# Black or White Rims?



## Mixeplux.Se-R03 (Jun 13, 2003)

Black or White Rims on aztec red 03 Se-R? Just gathering opinions =)


----------



## LIUSPEED (May 29, 2002)

white


----------



## Teknokid (Jun 1, 2002)

White. Gonna be a B!tch to clean but it will look clean.


----------



## nismoprincess (Sep 27, 2002)

white


----------



## Ninety-Nine SE-L (May 5, 2002)

White or maybe gunmetal/bronze. Black will look tacky like a checkerboard.


----------



## McLaren F1 2003 (Jan 2, 2003)

white


----------



## sentra_hilo (Apr 23, 2003)

*WHITE*

WHITE WHITE


----------



## samo (Apr 30, 2002)

Black, especially if you get a polished lip.


----------



## dry (Oct 21, 2002)

once you go black...

I vote for black.


----------



## 1CLNB14 (Apr 30, 2002)

Black with a machined/polished lip.

White is a PAIN IN THE ASS!


----------



## zeno (Sep 17, 2002)

White....I have yet to see black rims I like.


----------



## 7875 (Apr 3, 2003)

definitely go with white...i think red/white accent eachother really well, just expect to be cleaning them a whole lot


----------



## sethwas (Apr 30, 2002)

Uh,
People, this is post segregation. I think due to affirmative action there should be at least one black rim on the car.

Seth


----------



## Crazy-Mart (Jul 14, 2002)

id go with White !!..


----------



## Mixeplux.Se-R03 (Jun 13, 2003)

Gun Metal sounds interesting =)


----------



## krylonkoopaa (Sep 13, 2002)

sethwas said:


> *Uh,
> People, this is post segregation. I think due to affirmative action there should be at least one black rim on the car.
> 
> Seth *


 hey dont forget the rims from south america at least 1 brown one also i agree with seth


----------



## zeno (Sep 17, 2002)

> People, this is post segregation. I think due to affirmative action there should be at least one black rim on the car.

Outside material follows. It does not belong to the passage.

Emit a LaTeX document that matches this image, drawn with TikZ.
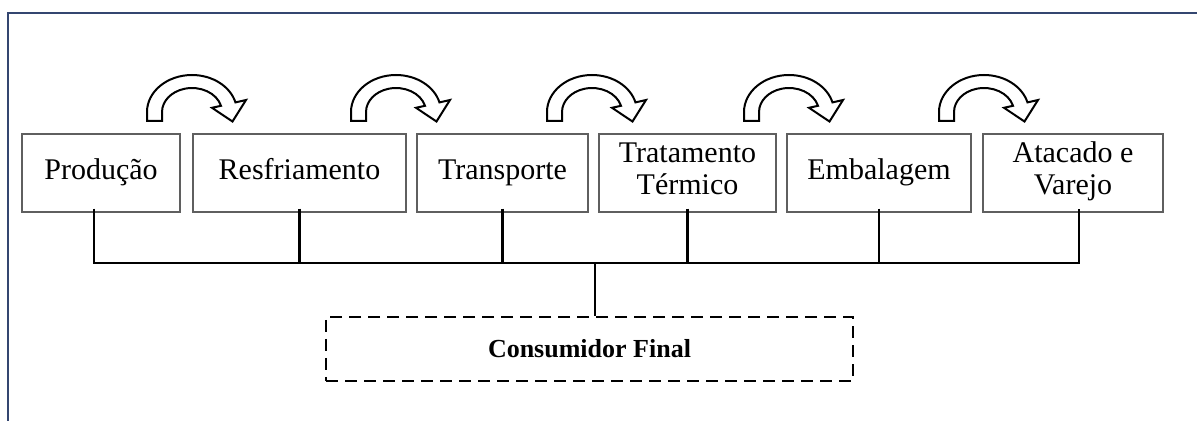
\documentclass[tikz,border=0pt]{standalone}
\usepackage{fontspec}
\setmainfont{Liberation Serif}
\definecolor{moldura}{RGB}{52,70,112}
\definecolor{bordacaixa}{RGB}{95,95,95}
\tikzset{every picture/.style={line width=0.5pt}}
\tikzset{
  etapa/.style={draw=bordacaixa, line width=0.6pt, minimum height=39pt, inner sep=0pt, align=center, font=\fontsize{15}{16}\selectfont, execute at begin node=\strut, execute at end node=\strut},
  final/.style={draw=black, line width=1pt, dash pattern=on 6pt off 3.5pt, minimum height=32pt, inner sep=0pt, font=\fontsize{13}{15}\selectfont\bfseries},
  ligacao/.style={draw=black, line width=1.2pt},
  seta/.style={draw=black, fill=white, line width=1pt}
}
% curved block arrow, arc centre at (#1,#2)
\newcommand{\voltaseta}[2]{%
  \draw[seta, shift={(#1,#2)}] (-45,9) -- (-45,0) arc[start angle=180, end angle=345, x radius=45, y radius=37] -- (54,-12) -- (40.5,9.5) -- (20,-4.2) -- (29,-6.2) arc[start angle=345, end angle=180, x radius=30, y radius=24] -- (-30,9) -- cycle;
}

\begin{document}
\begin{tikzpicture}[x=0.5pt,y=0.5pt,yscale=-1]
	\useasboundingbox (0,0) rectangle (1197,421);

	%Frame
	\draw[moldura, line width=1pt] (8,421) -- (8,13) -- (1197,13);

	%Curved arrows
	\foreach \cx in {192,396,592,789,984}
		\voltaseta{\cx}{112};

	% Text Node
	\node[etapa, minimum width=79pt] (prod) at (101,173) {Produção};
	% Text Node
	\node[etapa, minimum width=106.5pt] (resf) at (299.5,173) {Resfriamento};
	% Text Node
	\node[etapa, minimum width=85.5pt] (transp) at (502.5,173) {Transporte};
	% Text Node
	\node[etapa, minimum width=88.5pt] (trat) at (687.5,173) {Tratamento\\Térmico};
	% Text Node
	\node[etapa, minimum width=92pt] (emb) at (879,173) {Embalagem};
	% Text Node
	\node[etapa, minimum width=90pt] (atac) at (1073,173) {Atacado e\\Varejo};
	% Text Node
	\node[final, minimum width=263.5pt] (cons) at (589.5,349) {Consumidor Final};

	%Connectors
	\coordinate (barra) at (595,263);
	\draw[ligacao] ([xshift=-3.5pt,yshift=-2pt]prod.south) |- (barra) -| ([xshift=3pt,yshift=-2pt]atac.south);
	\foreach \n in {resf,transp,trat,emb}
		\draw[ligacao] ([yshift=-2pt]\n.south) -- (\n.south |- barra);
	\draw[ligacao] (barra) -- (barra |- cons.north);

\end{tikzpicture}
\end{document}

lol....this is true especially since the Supreme Court upheld it the other day. As long as you don't assign points to the black rims you should be ok. Remember, diversity in your car represent a benefit to the nation.


----------



## Ninety-Nine SE-L (May 5, 2002)

and one jewish rim too


----------



## sethwas (Apr 30, 2002)

Yeah,
But have you ever tried a Jewish rim? They are so expensive...

Seth

P.S. I don't know what I mean here, it makes no sense, so I'll just leave it open to interpretation.


----------



## himilefrontier (Jan 21, 2003)

White, but I think silver or gunmetal would look best.Black doesn't have enough contrast against the tires and the wheels get lost in the blackness, white is nice, but it can also look ricey and is hard to clean.Silver is a classic look that will never go out of style.Just one man's opinion...


----------



## WasKie (Jun 3, 2003)

I really don't like white wheels but Mixeplux since your car is red I would buy gunmetal wheels or just plains alloys. My car is red too and that's what I would buy.


----------



## samo (Apr 30, 2002)

sethwas said:


> *Yeah,
> But have you ever tried a Jewish rim? They are so expensive...
> *


Bwahahaha  ... I get it 

I guess a Jewish rim would be a six-sided star?


----------



## NightCrawler (Jun 11, 2003)

white would look best


----------



## B14SXTreme (Mar 14, 2003)

i would have to say black


----------



## nitestridar (Jun 29, 2002)

go with white if you like to clean them every day or two 

or if you are lazy go with black


----------



## B14SXTreme (Mar 14, 2003)

tht's why i say black cuz im lazy


----------



## Gripen (May 24, 2003)

Hey, what about us asians? Or does it not matter because we're the car?

Go with black rims. Black and red look menacing. Flat black would be better.


----------



## nitestridar (Jun 29, 2002)

B14SXTreme said:


> *tht's why i say black cuz im lazy *



I have been there..

I had white 16's and now I am sporting graphite 15's

I had to clean the white ones every other day.
But the ones I have on there now.. I give it a week or two


----------



## Quepias (Jul 25, 2002)

Black with chrome lip IMO


----------



## whiteb14 (Jul 7, 2002)

imo... gunmetal or bronze. i dont know why bronze isnt so popular... oh well. so yea... go for bronze


----------



## Ninety-Nine SE-L (May 5, 2002)

white isn't THAT bad to clean, just make sure to use some spray and wipe wax after cleaning them and they'll repel dirt longer.


----------



## Guest (Jun 25, 2003)

go with white.. im gettin my car painted red just becasue it goes so well with with the white rims ive found


----------



## Rama (Mar 8, 2003)

mine is aztec red with white rims I'll post pics a bit later.


----------



## StreEtdraggR (Jul 4, 2003)

Black, Flat Black at that or maybe even Gold Top Secret style.


----------